The pop icon made a speech at the event in Washington, D.C, in front of an estimated crowd of 500,000 people, where she said that she had been angry after the election and thought "an awful lot about blowing up the White House".

HITS 105, in Texarkana, Texas, issued a statement in response to her comments on Tuesday which said that her songs would be removed from its local programming "indefinitely".

Madonna says she has thought about 'blowing up the White House'

HITS 105 general manager Terry Thomas said: "Banning all Madonna songs at HITS 105 is not a matter of politics, it's a matter of patriotism. It just feels wrong to us to be playing Madonna songs and paying her royalties when the artist has shown un-American sentiments.

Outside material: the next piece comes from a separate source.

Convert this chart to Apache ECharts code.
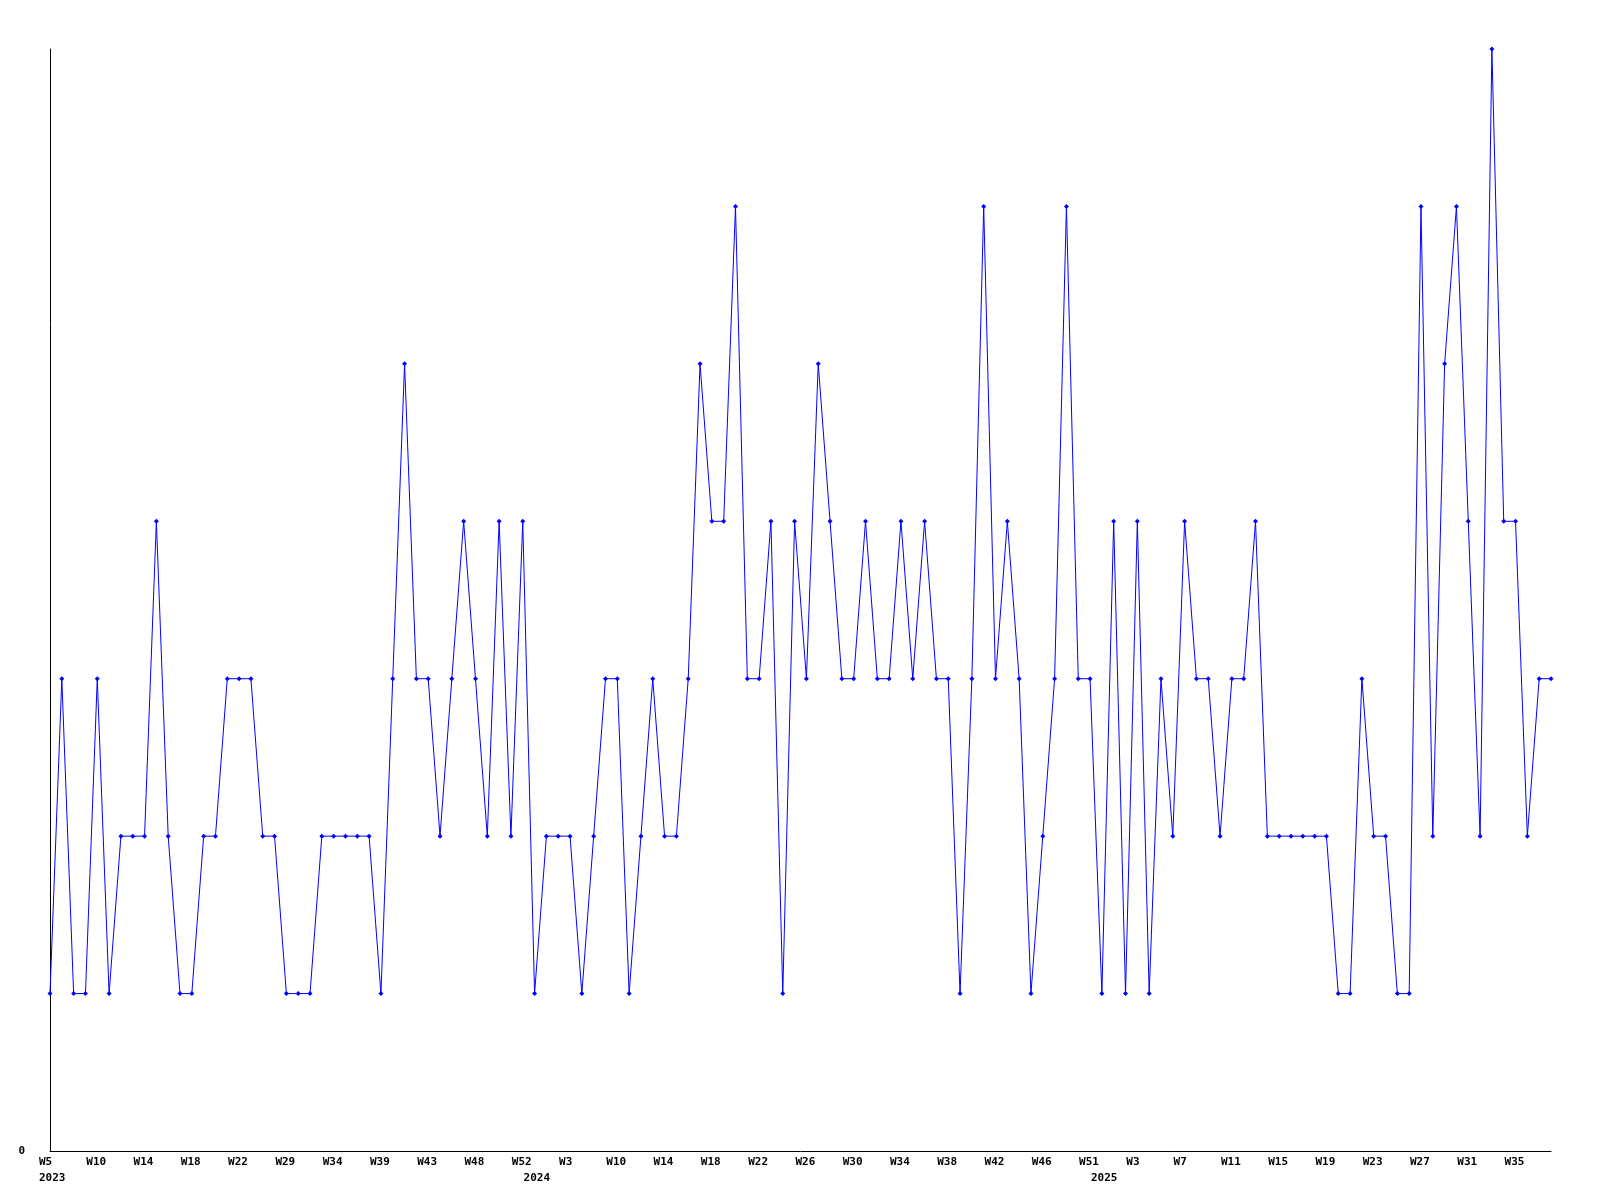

"If all stations playing Madonna took their lead from us, that would send a powerful economic message to Madonna."

Fans of the singer posted on the station's Facebook page and accused it of using the controversy to drum up publicity.

"You have 600 likes and are just using Madonna for attention. Her remarks were on behalf of women's rights, your band is for a cheap ratings stunt," one wrote. "You are confusing patriotism with blind, partisan zeal and theatrics."

Madonna's remarks about the White House were the subject of widespread criticism, with former speaker of the house Newt Gingrich saying she "should be arrested".

However Madonna insisted that her words were taken "wildly out of context" in a post on Instagram.

"I want to clarify some very important things," she wrote. "I am not a violent person, I do not promote violence and it's important people hear and understand my speech in its entirety rather than one phrase taken wildly out of context...

"I spoke in metaphor and I shared two ways of looking at things - one was to be hopeful, and one was to feel anger and outrage, which I have personally felt.

"However, I know that acting out of anger doesn't solve anything. And the only way to change things for the better is to do it with love."